GIVEN INFORMATION ::
──────

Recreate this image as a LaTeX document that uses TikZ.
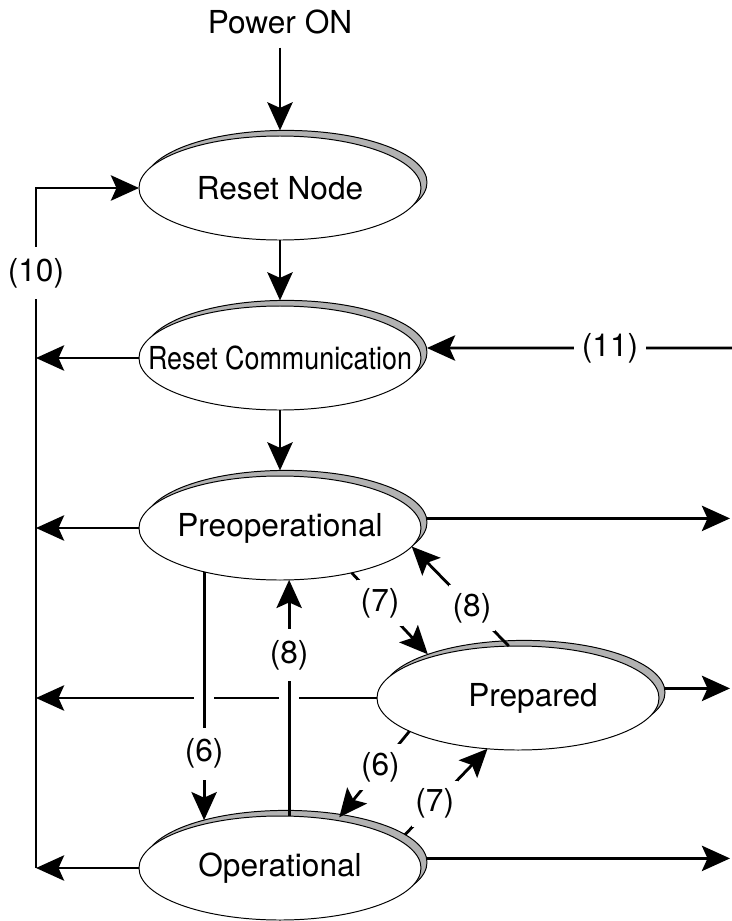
\documentclass[tikz,border=0pt]{standalone}
\usepackage{fontspec}
\setmainfont{TeX Gyre Heros}
\usetikzlibrary{positioning, shapes.geometric, shadows, arrows.meta}
\newcommand\inside[1]{\makebox[0pt]{#1}}
\tikzset{state/.style={ellipse, draw, fill=white, line width=0.7pt, inner sep=0pt, outer sep=0pt, minimum width=7.05cm, minimum height=2.6cm, copy shadow={shadow xshift=0.15cm, shadow yshift=0.14cm, fill=black!30, draw=black, line width=0.7pt}}}
\tikzset{arr/.style={draw, line width=2pt, -{Stealth[length=20pt, width=18pt, inset=4pt]}}}
\tikzset{lbl/.style={fill=white, inner sep=1pt, minimum height=1.3cm}}
\tikzset{dlbl/.style={fill=white, inner sep=0pt, minimum size=1.15cm}}
\tikzset{gap/.style={fill=white, inner sep=0pt, minimum width=0.5cm, minimum height=0.25cm}}

\begin{document}
\begin{tikzpicture}[font=\fontsize{22.5}{26}\selectfont]
	\useasboundingbox (0,0) rectangle (18.3,-23.025);
	\node (pwr) at (7.0,-0.55) {Power ON};
	\node[state] (RN) at (7.0,-4.7) {\inside{Reset Node}};
	\node[state, below=1.65cm of RN] (RC) {\inside{\scalebox{0.85}[1]{Reset Communication}}};
	\node[state, below=1.65cm of RC] (PreOp) {\inside{Preoperational}};
	\node[state] (Prep) at (12.95,-17.45) {\inside{\hspace*{0.75cm}Prepared}};
	\node[state, below=5.9cm of PreOp] (Op) {\inside{Operational}};

	% start-up chain
	\draw[arr, shorten <=6pt, shorten >=0.14cm] (pwr) -- (RN);
	\draw[arr, shorten >=0.14cm] (RN) -- (RC);
	\draw[arr, shorten >=0.14cm] (RC) -- (PreOp);

	% reset bus on the left
	\coordinate (lt) at (0.9,-4.7);
	\coordinate (lb) at (0.9,-21.7);
	\draw[arr] (lb) -- node[lbl, pos=0.875]{(10)} (lt) -- (RN.west);
	\draw[arr] (RC.west) -- (RC.west -| lt);
	\draw[arr] (PreOp.west) -- (PreOp.west -| lt);
	\draw[arr] (Op.west) -- (Op.west -| lt);
	\draw[arr] (Prep.west) -- (Prep.west -| lt);
	\node[gap] at (PreOp.210 |- Prep.west) {};
	\node[gap] at (Op.80 |- Prep.west) {};

	% (11) from the right
	\coordinate (r11) at (18.3,-8.7);
	\coordinate (RCe) at ([xshift=0.15cm, yshift=0.25cm]RC.east);
	\draw[arr] (r11) -- node[lbl, minimum width=1.8cm, minimum height=0.8cm, pos=0.4]{(11)} (RCe);

	% exits to the right
	\coordinate (rend) at (18.25,0);
	\coordinate (PreOpE) at ([xshift=0.15cm, yshift=0.24cm]PreOp.east);
	\coordinate (PrepE) at ([xshift=0.15cm, yshift=0.24cm]Prep.east);
	\coordinate (OpE) at ([xshift=0.15cm, yshift=0.24cm]Op.east);
	\draw[arr] (PreOpE) -- (PreOpE -| rend);
	\draw[arr] (PrepE) -- (PrepE -| rend);
	\draw[arr] (OpE) -- (OpE -| rend);

	% transitions between the NMT states
	\draw[arr, shorten >=0.1cm] (PreOp.210) -- node[lbl, pos=0.72]{(6)} (Op.150);
	\draw[arr] (Op.80) -- node[lbl, pos=0.68]{(8)} (PreOp.-80);
	\draw[arr, shorten >=0.1cm] (PreOp.-32) -- node[dlbl, pos=0.36]{(7)} (Prep.155);
	\draw[arr] (Prep.100) -- node[dlbl, pos=0.38]{(8)} (PreOp.-8);
	\draw[arr, shorten >=0.1cm] (Prep.197) -- node[dlbl, pos=0.4]{(6)} (Op.40);
	\draw[arr, shorten <=0.2cm] (Op.13) -- node[dlbl, pos=0.4]{(7)} (Prep.239);
\end{tikzpicture}
\end{document}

──────

GOAL :: Leave out the pictures and transcribe everything else exactly.

FINISHED EXERCISE ::
Recreate this image as a LaTeX document that uses TikZ.
\documentclass[tikz,border=0pt]{standalone}
\usepackage{fontspec}
\setmainfont{TeX Gyre Heros}
\usetikzlibrary{positioning, shapes.geometric, shadows, arrows.meta}
\newcommand\inside[1]{\makebox[0pt]{#1}}
\tikzset{state/.style={ellipse, draw, fill=white, line width=0.7pt, inner sep=0pt, outer sep=0pt, minimum width=7.05cm, minimum height=2.6cm, copy shadow={shadow xshift=0.15cm, shadow yshift=0.14cm, fill=black!30, draw=black, line width=0.7pt}}}
\tikzset{arr/.style={draw, line width=2pt, -{Stealth[length=20pt, width=18pt, inset=4pt]}}}
\tikzset{lbl/.style={fill=white, inner sep=1pt, minimum height=1.3cm}}
\tikzset{dlbl/.style={fill=white, inner sep=0pt, minimum size=1.15cm}}
\tikzset{gap/.style={fill=white, inner sep=0pt, minimum width=0.5cm, minimum height=0.25cm}}

\begin{document}
\begin{tikzpicture}[font=\fontsize{22.5}{26}\selectfont]
	\useasboundingbox (0,0) rectangle (18.3,-23.025);
	\node (pwr) at (7.0,-0.55) {Power ON};
	\node[state] (RN) at (7.0,-4.7) {\inside{Reset Node}};
	\node[state, below=1.65cm of RN] (RC) {\inside{\scalebox{0.85}[1]{Reset Communication}}};
	\node[state, below=1.65cm of RC] (PreOp) {\inside{Preoperational}};
	\node[state] (Prep) at (12.95,-17.45) {\inside{\hspace*{0.75cm}Prepared}};
	\node[state, below=5.9cm of PreOp] (Op) {\inside{Operational}};

	% start-up chain
	\draw[arr, shorten <=6pt, shorten >=0.14cm] (pwr) -- (RN);
	\draw[arr, shorten >=0.14cm] (RN) -- (RC);
	\draw[arr, shorten >=0.14cm] (RC) -- (PreOp);

	% reset bus on the left
	\coordinate (lt) at (0.9,-4.7);
	\coordinate (lb) at (0.9,-21.7);
	\draw[arr] (lb) -- node[lbl, pos=0.875]{(10)} (lt) -- (RN.west);
	\draw[arr] (RC.west) -- (RC.west -| lt);
	\draw[arr] (PreOp.west) -- (PreOp.west -| lt);
	\draw[arr] (Op.west) -- (Op.west -| lt);
	\draw[arr] (Prep.west) -- (Prep.west -| lt);
	\node[gap] at (PreOp.210 |- Prep.west) {};
	\node[gap] at (Op.80 |- Prep.west) {};

	% (11) from the right
	\coordinate (r11) at (18.3,-8.7);
	\coordinate (RCe) at ([xshift=0.15cm, yshift=0.25cm]RC.east);
	\draw[arr] (r11) -- node[lbl, minimum width=1.8cm, minimum height=0.8cm, pos=0.4]{(11)} (RCe);

	% exits to the right
	\coordinate (rend) at (18.25,0);
	\coordinate (PreOpE) at ([xshift=0.15cm, yshift=0.24cm]PreOp.east);
	\coordinate (PrepE) at ([xshift=0.15cm, yshift=0.24cm]Prep.east);
	\coordinate (OpE) at ([xshift=0.15cm, yshift=0.24cm]Op.east);
	\draw[arr] (PreOpE) -- (PreOpE -| rend);
	\draw[arr] (PrepE) -- (PrepE -| rend);
	\draw[arr] (OpE) -- (OpE -| rend);

	% transitions between the NMT states
	\draw[arr, shorten >=0.1cm] (PreOp.210) -- node[lbl, pos=0.72]{(6)} (Op.150);
	\draw[arr] (Op.80) -- node[lbl, pos=0.68]{(8)} (PreOp.-80);
	\draw[arr, shorten >=0.1cm] (PreOp.-32) -- node[dlbl, pos=0.36]{(7)} (Prep.155);
	\draw[arr] (Prep.100) -- node[dlbl, pos=0.38]{(8)} (PreOp.-8);
	\draw[arr, shorten >=0.1cm] (Prep.197) -- node[dlbl, pos=0.4]{(6)} (Op.40);
	\draw[arr, shorten <=0.2cm] (Op.13) -- node[dlbl, pos=0.4]{(7)} (Prep.239);
\end{tikzpicture}
\end{document}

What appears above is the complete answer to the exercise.